Task:
Copy each record exactly as it reads, leaving out any pictures it holds.

** begin **

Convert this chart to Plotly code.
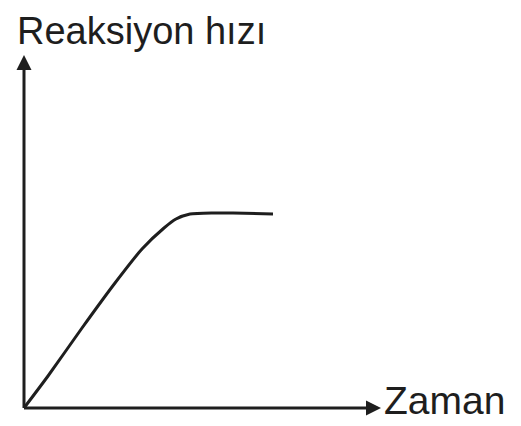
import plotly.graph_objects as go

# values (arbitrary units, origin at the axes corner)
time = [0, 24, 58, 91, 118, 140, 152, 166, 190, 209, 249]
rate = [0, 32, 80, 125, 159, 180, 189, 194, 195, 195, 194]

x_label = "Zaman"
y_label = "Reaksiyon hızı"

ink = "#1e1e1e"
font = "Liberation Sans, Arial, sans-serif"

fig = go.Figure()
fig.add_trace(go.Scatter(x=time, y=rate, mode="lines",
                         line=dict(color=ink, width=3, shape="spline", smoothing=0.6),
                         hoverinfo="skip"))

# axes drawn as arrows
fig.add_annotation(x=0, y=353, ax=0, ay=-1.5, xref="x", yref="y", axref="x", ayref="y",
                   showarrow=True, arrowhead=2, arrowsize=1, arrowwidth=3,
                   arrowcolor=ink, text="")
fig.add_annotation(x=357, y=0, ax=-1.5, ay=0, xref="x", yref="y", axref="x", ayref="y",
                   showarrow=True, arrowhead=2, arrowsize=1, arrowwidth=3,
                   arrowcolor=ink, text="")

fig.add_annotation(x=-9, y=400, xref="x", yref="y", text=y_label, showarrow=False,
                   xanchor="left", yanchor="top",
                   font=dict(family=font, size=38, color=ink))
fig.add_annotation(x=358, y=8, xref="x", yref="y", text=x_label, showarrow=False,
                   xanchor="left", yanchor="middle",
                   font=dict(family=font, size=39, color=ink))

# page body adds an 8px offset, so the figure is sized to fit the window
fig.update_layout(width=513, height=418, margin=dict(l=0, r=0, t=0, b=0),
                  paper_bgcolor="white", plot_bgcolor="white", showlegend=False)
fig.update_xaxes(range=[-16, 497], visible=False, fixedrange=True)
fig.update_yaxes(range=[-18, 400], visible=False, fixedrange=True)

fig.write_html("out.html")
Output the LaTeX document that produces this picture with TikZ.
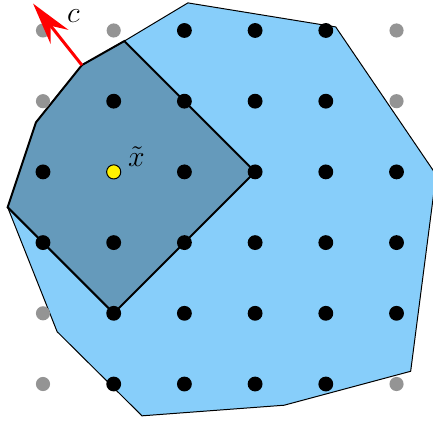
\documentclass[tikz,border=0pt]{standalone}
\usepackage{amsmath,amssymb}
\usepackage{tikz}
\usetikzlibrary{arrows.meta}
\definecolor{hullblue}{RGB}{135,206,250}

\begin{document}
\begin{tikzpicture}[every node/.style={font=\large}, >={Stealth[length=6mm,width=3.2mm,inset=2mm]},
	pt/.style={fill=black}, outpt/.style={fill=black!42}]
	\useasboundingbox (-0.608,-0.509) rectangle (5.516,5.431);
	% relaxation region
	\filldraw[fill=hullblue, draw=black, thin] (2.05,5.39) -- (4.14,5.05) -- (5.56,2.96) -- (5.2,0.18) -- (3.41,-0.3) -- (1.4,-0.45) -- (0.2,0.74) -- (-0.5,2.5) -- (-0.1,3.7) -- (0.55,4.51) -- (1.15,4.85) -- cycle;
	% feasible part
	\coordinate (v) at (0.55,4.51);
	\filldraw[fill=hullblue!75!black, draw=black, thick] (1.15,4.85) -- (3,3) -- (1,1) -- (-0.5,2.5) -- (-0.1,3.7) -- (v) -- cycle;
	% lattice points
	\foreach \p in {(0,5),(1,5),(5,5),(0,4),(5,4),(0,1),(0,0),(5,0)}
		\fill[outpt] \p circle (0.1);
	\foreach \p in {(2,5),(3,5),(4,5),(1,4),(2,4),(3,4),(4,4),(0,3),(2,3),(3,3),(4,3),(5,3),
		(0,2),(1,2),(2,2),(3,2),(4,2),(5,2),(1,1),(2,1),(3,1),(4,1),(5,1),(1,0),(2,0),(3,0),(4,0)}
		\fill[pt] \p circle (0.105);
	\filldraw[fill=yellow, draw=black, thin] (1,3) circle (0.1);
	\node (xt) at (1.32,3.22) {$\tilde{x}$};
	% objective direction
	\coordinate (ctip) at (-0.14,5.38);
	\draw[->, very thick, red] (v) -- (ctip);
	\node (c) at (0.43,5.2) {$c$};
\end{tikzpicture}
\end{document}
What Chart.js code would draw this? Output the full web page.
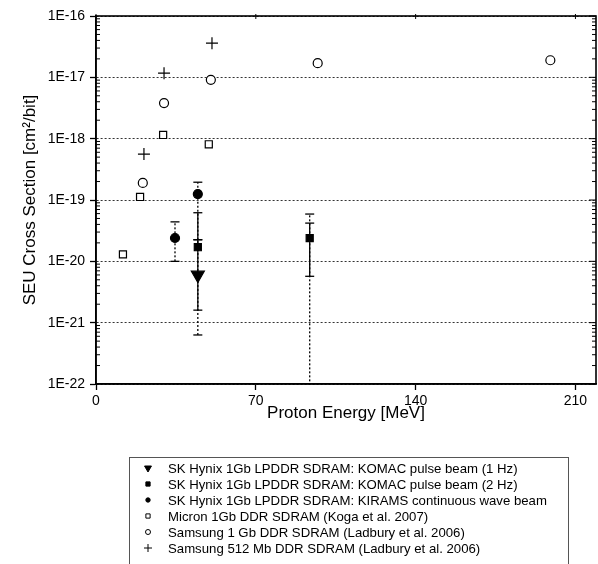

** end **

Solved exercise:
Convert this chart to Plotly code.
import plotly.graph_objects as go

# values (arbitrary units, origin at the axes corner)
time = [0, 24, 58, 91, 118, 140, 152, 166, 190, 209, 249]
rate = [0, 32, 80, 125, 159, 180, 189, 194, 195, 195, 194]

x_label = "Zaman"
y_label = "Reaksiyon hızı"

ink = "#1e1e1e"
font = "Liberation Sans, Arial, sans-serif"

fig = go.Figure()
fig.add_trace(go.Scatter(x=time, y=rate, mode="lines",
                         line=dict(color=ink, width=3, shape="spline", smoothing=0.6),
                         hoverinfo="skip"))

# axes drawn as arrows
fig.add_annotation(x=0, y=353, ax=0, ay=-1.5, xref="x", yref="y", axref="x", ayref="y",
                   showarrow=True, arrowhead=2, arrowsize=1, arrowwidth=3,
                   arrowcolor=ink, text="")
fig.add_annotation(x=357, y=0, ax=-1.5, ay=0, xref="x", yref="y", axref="x", ayref="y",
                   showarrow=True, arrowhead=2, arrowsize=1, arrowwidth=3,
                   arrowcolor=ink, text="")

fig.add_annotation(x=-9, y=400, xref="x", yref="y", text=y_label, showarrow=False,
                   xanchor="left", yanchor="top",
                   font=dict(family=font, size=38, color=ink))
fig.add_annotation(x=358, y=8, xref="x", yref="y", text=x_label, showarrow=False,
                   xanchor="left", yanchor="middle",
                   font=dict(family=font, size=39, color=ink))

# page body adds an 8px offset, so the figure is sized to fit the window
fig.update_layout(width=513, height=418, margin=dict(l=0, r=0, t=0, b=0),
                  paper_bgcolor="white", plot_bgcolor="white", showlegend=False)
fig.update_xaxes(range=[-16, 497], visible=False, fixedrange=True)
fig.update_yaxes(range=[-18, 400], visible=False, fixedrange=True)

fig.write_html("out.html")
Output the LaTeX document that produces this picture with TikZ.
\documentclass[tikz,border=0pt]{standalone}
\usepackage{amsmath,amssymb}
\usepackage{tikz}
\usetikzlibrary{arrows.meta}
\definecolor{hullblue}{RGB}{135,206,250}

\begin{document}
\begin{tikzpicture}[every node/.style={font=\large}, >={Stealth[length=6mm,width=3.2mm,inset=2mm]},
	pt/.style={fill=black}, outpt/.style={fill=black!42}]
	\useasboundingbox (-0.608,-0.509) rectangle (5.516,5.431);
	% relaxation region
	\filldraw[fill=hullblue, draw=black, thin] (2.05,5.39) -- (4.14,5.05) -- (5.56,2.96) -- (5.2,0.18) -- (3.41,-0.3) -- (1.4,-0.45) -- (0.2,0.74) -- (-0.5,2.5) -- (-0.1,3.7) -- (0.55,4.51) -- (1.15,4.85) -- cycle;
	% feasible part
	\coordinate (v) at (0.55,4.51);
	\filldraw[fill=hullblue!75!black, draw=black, thick] (1.15,4.85) -- (3,3) -- (1,1) -- (-0.5,2.5) -- (-0.1,3.7) -- (v) -- cycle;
	% lattice points
	\foreach \p in {(0,5),(1,5),(5,5),(0,4),(5,4),(0,1),(0,0),(5,0)}
		\fill[outpt] \p circle (0.1);
	\foreach \p in {(2,5),(3,5),(4,5),(1,4),(2,4),(3,4),(4,4),(0,3),(2,3),(3,3),(4,3),(5,3),
		(0,2),(1,2),(2,2),(3,2),(4,2),(5,2),(1,1),(2,1),(3,1),(4,1),(5,1),(1,0),(2,0),(3,0),(4,0)}
		\fill[pt] \p circle (0.105);
	\filldraw[fill=yellow, draw=black, thin] (1,3) circle (0.1);
	\node (xt) at (1.32,3.22) {$\tilde{x}$};
	% objective direction
	\coordinate (ctip) at (-0.14,5.38);
	\draw[->, very thick, red] (v) -- (ctip);
	\node (c) at (0.43,5.2) {$c$};
\end{tikzpicture}
\end{document}
What Chart.js code would draw this? Output the full web page.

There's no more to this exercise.